Mas, a extinção do programa e a transferência de seus recursos era uma das
principais apostas de Guedes para “turbinar” o valor do próximo benefício.
Assim, aumentaram as dúvidas entre os investidores sobre as alternativas para financiar
o Renda Brasil e, consequentemente, os temores sobre a elevação de gastos
públicos sem contrapartidas suficientes para amenizar o rombo orçamentário.

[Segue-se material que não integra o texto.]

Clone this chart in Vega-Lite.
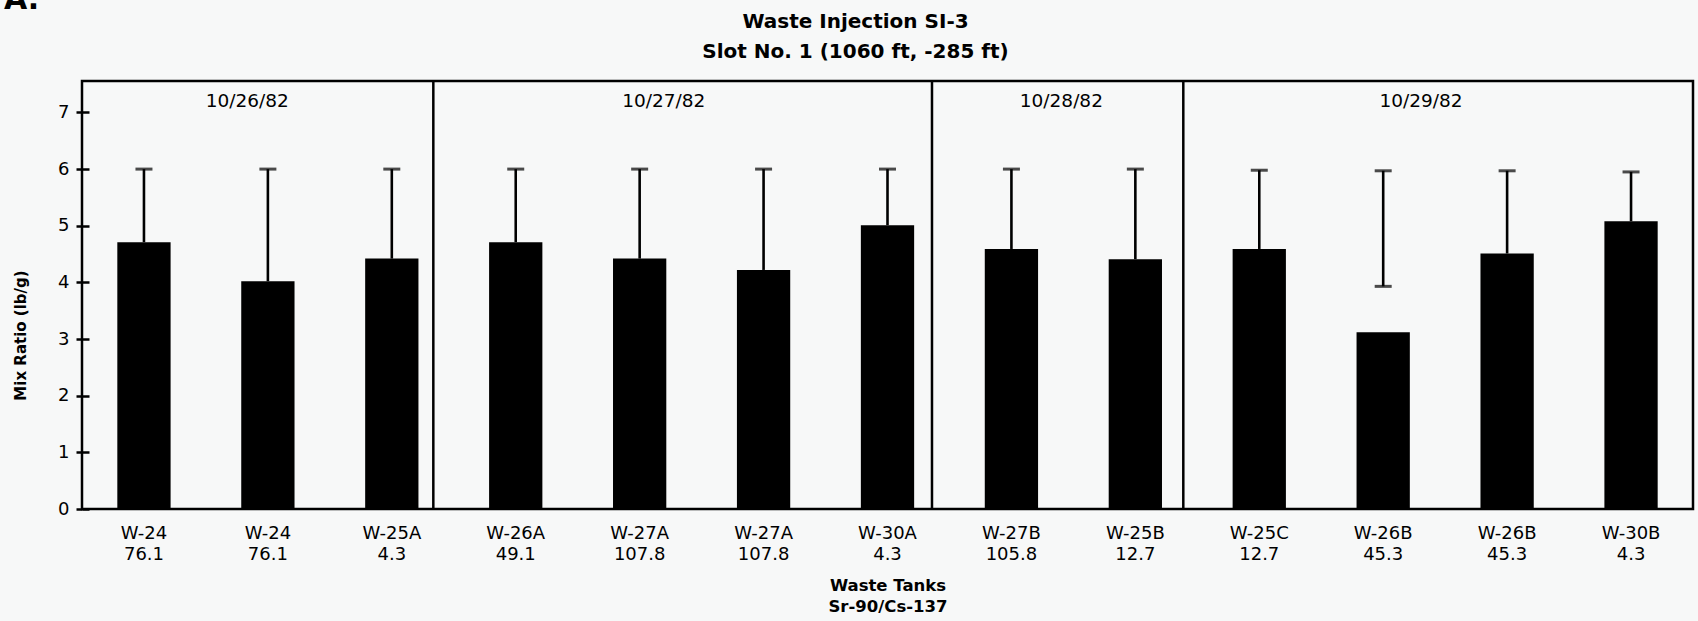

“De um lado, há a pressão para a criação de um
benefício permanente com elevado impacto fiscal. De outro, o presidente
demonstrou não apoiar a solução da área econômica de fazer a consolidação dos
programas atuais. Assim, fica complicado encontrar uma saída para acomodar o
gasto do Renda Brasil sem o estouro do teto. Será preciso buscar uma solução, mas
até lá será normal os mercados adotarem uma postura cautelosa”, explica Silvio
Campos Neto, economista da Tendências.
Não à toa, prevalece a apreensão diante do equilíbrio delicado entre estímulos
ficais que ajudam a evitar uma crise maior e a necessidade de ajuste de contas
públicas. Alguns profissionais afirmam, inclusive, que a ideia ventilada nos
últimos dias de ampliar os gastos públicos e aprovar reformas estruturais na
contrapartida não convence, uma vez que não há garantia de que a compensação fiscal
ocorrerá.
Para Pedro Dreux, gestor da Occam, o mercado não
exagerou na reação. “O presidente deseja continuar com os auxílios e isso pega
de frente a nossa maior fragilidade no momento. O fiscal é o nosso ponto fraco.

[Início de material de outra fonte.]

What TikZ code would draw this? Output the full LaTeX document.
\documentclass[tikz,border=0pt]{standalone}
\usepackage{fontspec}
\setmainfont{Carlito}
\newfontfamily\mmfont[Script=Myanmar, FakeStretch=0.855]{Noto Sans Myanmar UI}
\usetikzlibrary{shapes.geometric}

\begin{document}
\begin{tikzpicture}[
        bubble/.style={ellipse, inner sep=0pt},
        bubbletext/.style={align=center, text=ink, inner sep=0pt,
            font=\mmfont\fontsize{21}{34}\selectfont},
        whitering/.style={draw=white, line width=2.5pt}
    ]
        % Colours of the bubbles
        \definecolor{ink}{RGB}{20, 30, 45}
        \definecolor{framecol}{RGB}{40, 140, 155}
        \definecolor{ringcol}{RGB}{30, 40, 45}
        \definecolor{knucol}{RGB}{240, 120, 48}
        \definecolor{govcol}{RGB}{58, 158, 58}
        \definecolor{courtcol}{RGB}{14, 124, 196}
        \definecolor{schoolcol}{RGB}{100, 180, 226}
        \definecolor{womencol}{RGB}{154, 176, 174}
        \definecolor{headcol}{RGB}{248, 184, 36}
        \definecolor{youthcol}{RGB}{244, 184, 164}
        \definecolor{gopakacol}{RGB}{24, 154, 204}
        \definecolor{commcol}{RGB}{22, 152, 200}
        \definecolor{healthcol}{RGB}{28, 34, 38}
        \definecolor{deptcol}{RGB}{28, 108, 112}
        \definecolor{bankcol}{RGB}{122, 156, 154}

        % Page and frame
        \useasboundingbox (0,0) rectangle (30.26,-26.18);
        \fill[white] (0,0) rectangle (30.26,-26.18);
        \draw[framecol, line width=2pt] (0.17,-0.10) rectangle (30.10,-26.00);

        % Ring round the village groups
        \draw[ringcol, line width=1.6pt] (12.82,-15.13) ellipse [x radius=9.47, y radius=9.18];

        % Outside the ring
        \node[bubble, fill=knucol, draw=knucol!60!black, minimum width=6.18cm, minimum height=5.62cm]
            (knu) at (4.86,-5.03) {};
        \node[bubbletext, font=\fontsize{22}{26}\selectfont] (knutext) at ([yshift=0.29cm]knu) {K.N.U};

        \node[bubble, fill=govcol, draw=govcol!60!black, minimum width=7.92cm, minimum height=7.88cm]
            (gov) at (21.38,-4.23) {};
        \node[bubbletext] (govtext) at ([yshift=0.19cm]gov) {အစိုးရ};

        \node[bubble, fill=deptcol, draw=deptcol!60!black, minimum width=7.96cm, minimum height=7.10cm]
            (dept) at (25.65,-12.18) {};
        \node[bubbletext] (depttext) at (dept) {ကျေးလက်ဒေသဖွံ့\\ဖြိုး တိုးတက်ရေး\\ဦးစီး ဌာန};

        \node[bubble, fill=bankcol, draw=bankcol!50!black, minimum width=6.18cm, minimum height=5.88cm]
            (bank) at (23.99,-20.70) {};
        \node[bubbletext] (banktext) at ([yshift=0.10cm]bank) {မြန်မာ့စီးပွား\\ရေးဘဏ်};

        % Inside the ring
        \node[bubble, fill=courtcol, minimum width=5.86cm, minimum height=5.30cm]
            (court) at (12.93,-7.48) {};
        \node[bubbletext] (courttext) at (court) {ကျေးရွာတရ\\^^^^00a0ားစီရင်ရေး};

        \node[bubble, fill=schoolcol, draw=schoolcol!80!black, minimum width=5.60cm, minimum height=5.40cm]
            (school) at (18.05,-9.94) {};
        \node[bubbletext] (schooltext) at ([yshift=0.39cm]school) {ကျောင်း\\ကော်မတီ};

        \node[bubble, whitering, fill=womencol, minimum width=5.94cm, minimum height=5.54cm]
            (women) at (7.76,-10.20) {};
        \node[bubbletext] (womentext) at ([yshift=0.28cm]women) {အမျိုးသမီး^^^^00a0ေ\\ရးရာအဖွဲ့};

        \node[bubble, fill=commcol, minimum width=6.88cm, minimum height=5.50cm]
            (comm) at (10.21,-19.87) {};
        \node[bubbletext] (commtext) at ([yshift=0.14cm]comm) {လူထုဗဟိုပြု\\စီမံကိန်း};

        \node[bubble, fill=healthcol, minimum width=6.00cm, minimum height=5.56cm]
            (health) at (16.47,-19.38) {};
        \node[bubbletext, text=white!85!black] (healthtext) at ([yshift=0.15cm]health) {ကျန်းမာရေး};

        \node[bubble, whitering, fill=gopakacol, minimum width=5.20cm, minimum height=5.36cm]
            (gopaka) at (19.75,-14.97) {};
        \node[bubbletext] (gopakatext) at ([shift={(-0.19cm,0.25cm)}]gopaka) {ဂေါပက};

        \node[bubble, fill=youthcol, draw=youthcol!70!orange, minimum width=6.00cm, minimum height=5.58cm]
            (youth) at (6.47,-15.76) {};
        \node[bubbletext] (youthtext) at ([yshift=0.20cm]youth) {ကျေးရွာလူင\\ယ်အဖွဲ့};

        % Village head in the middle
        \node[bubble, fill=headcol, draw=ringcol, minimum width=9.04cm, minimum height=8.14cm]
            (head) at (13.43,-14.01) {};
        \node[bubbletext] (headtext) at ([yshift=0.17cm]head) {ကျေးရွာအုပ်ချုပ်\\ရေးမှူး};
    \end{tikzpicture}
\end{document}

Cada vez está mais claro que o teto de gastos em 2021 está ameaçado e, por mais
que se fale em aumento de impostos, a questão do teto não seria resolvida por
isso. O movimento não está exagerado e, pelos riscos, os preços estão até bem
comportados.” Talvez mais que o conteúdo em si, o tom das declarações de
Bolsonaro - escancarando a divergência de opiniões com Guedes - ajudou a
reviver as especulações de “fritura” do ministro.

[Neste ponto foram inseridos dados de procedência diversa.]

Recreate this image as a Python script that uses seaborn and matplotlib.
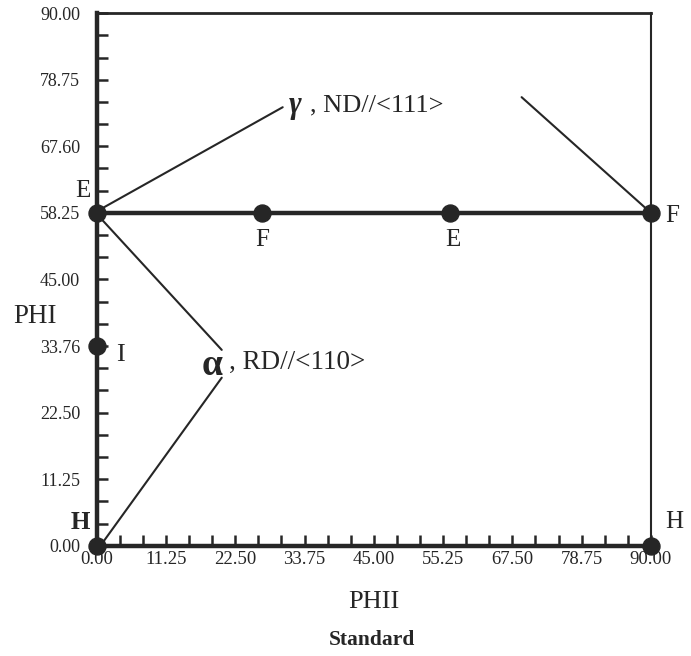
import numpy as np
import pandas as pd
import matplotlib
matplotlib.use('Agg')
import matplotlib.pyplot as plt
import seaborn as sns

# orientation points (PHII, PHI)
point_names = ['E', 'F', 'E', 'F', 'I', 'H', 'H']
point_phi2 = [0.0, 26.8, 57.3, 90.0, 0.0, 0.0, 90.0]
point_phi = [56.25, 56.25, 56.25, 56.25, 33.75, 0.0, 0.0]

# gamma fibre
fibre_phi2 = [0.0, 90.0]
fibre_phi = [56.25, 56.25]

# leader lines to the fibre labels
gamma_left_phi2 = [0.5, 30.2]
gamma_left_phi = [56.8, 74.1]
gamma_right_phi2 = [69.0, 90.0]
gamma_right_phi = [75.8, 56.25]
alpha_top_phi2 = [0.5, 20.3]
alpha_top_phi = [55.5, 33.1]
alpha_bot_phi2 = [0.8, 20.3]
alpha_bot_phi = [0.3, 28.4]

tick_vals = [0, 11.25, 22.5, 33.75, 45, 56.25, 67.5, 78.75, 90]
x_tick_labels = ['0.00', '11.25', '22.50', '33.75', '45.00', '55.25', '67.50', '78.75', '90.00']
y_tick_labels = ['0.00', '11.25', '22.50', '33.76', '45.00', '58.25', '67.60', '78.75', '90.00']

sns.set_style('white')
plt.rcParams['font.family'] = ['Liberation Serif', 'DejaVu Serif']

ink = '#262626'
fig = plt.figure(figsize=(6.91, 6.56), dpi=100)
ax = fig.add_axes([0.140, 0.168, 0.802, 0.812])

sns.lineplot(x=fibre_phi2, y=fibre_phi, ax=ax, color=ink, linewidth=3.2, sort=False)
for xs, ys in [(gamma_left_phi2, gamma_left_phi), (gamma_right_phi2, gamma_right_phi),
               (alpha_top_phi2, alpha_top_phi), (alpha_bot_phi2, alpha_bot_phi)]:
    sns.lineplot(x=xs, y=ys, ax=ax, color=ink, linewidth=1.5, sort=False)

pts = pd.DataFrame({'phi2': point_phi2, 'phi': point_phi})
sns.scatterplot(data=pts, x='phi2', y='phi', ax=ax, color=ink, s=150, edgecolor=ink, zorder=5)
for c in ax.collections:
    c.set_clip_on(False)

ax.set_xlim(0, 90)
ax.set_ylim(0, 90)
ax.set_xticks(tick_vals)
ax.set_xticklabels(x_tick_labels)
ax.set_yticks(tick_vals)
ax.set_yticklabels(y_tick_labels)
ax.set_xticks(np.arange(0, 90.1, 3.75), minor=True)
ax.set_yticks(np.arange(0, 90.1, 3.75), minor=True)
ax.tick_params(which='both', direction='in', length=8, width=1.8, color=ink,
               top=False, right=False, bottom=True, left=True)
ax.tick_params(axis='y', which='major', pad=12, labelsize=13)
ax.tick_params(axis='x', which='major', pad=4, labelsize=13.5)

ax.spines['left'].set_linewidth(3.2)
ax.spines['bottom'].set_linewidth(3.2)
ax.spines['top'].set_linewidth(2.0)
ax.spines['right'].set_linewidth(1.5)
for s in ax.spines.values():
    s.set_color(ink)

ax.set_xlabel('PHII', fontsize=19, labelpad=16)
ax.set_ylabel('')

# point labels
ax.text(-1.0, 60.0, 'E', fontsize=18, ha='right', va='center', clip_on=False)
ax.text(26.8, 51.6, 'F', fontsize=18, ha='center', va='center')
ax.text(57.8, 51.6, 'E', fontsize=18, ha='center', va='center')
ax.text(92.3, 55.8, 'F', fontsize=18, ha='left', va='center', clip_on=False)
ax.text(3.2, 32.2, 'I', fontsize=19, ha='left', va='center')
ax.text(-1.1, 4.0, 'H', fontsize=18, fontweight='bold', ha='right', va='center', clip_on=False)
ax.text(92.3, 4.0, 'H', fontsize=18, ha='left', va='center', clip_on=False)
ax.text(-13.6, 38.8, 'PHI', fontsize=19.5, ha='left', va='center', clip_on=False)

# fibre labels
ax.text(31.2, 74.4, 'γ', fontsize=22, fontweight='bold', style='italic', ha='left', va='center')
ax.text(34.7, 74.4, ', ND//<111>', fontsize=19, ha='left', va='center')
ax.text(17.1, 30.4, 'α', fontsize=27, fontweight='bold', ha='left', va='center')
ax.text(21.5, 31.0, ', RD//<110>', fontsize=19.5, ha='left', va='center')

fig.text(0.538, 0.024, 'Standard', fontsize=15.5, fontweight='bold', ha='center', va='center')

fig.savefig('out.png', dpi=100, facecolor='white')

O burburinho foi tamanho que o Ministério da
Economia divulgou nota negando que uma coletiva de imprensa estaria sendo
organizada para anunciar sua demissão. “O Ministro continua despachando
normalmente”, informou a pasta. “A notícia em si não é boa, mas não é ruim
também. Bolsonaro não sinalizou que ia gastar mais ou coisa do tipo”, diz
Victor Candido, economista da Journey Capital. “Mas o mercado está com medo de
um Guedes mais fraco, então não está topando nenhuma surpresa. Qualquer notícia
que envolva o programa ou a parte fiscal assusta.” O mercado de juros, por
exemplo, viu motivo para a forte incorporação de prêmio de risco. A taxa do
contrato de Depósito Interfinanceiro (DI) para janeiro de 2023 - a mais
negociada do dia - avançou de 3,95% para 4,11% no fechamento. Já a do DI para
janeiro de 2027 saltou de 6,77% para 6,98%.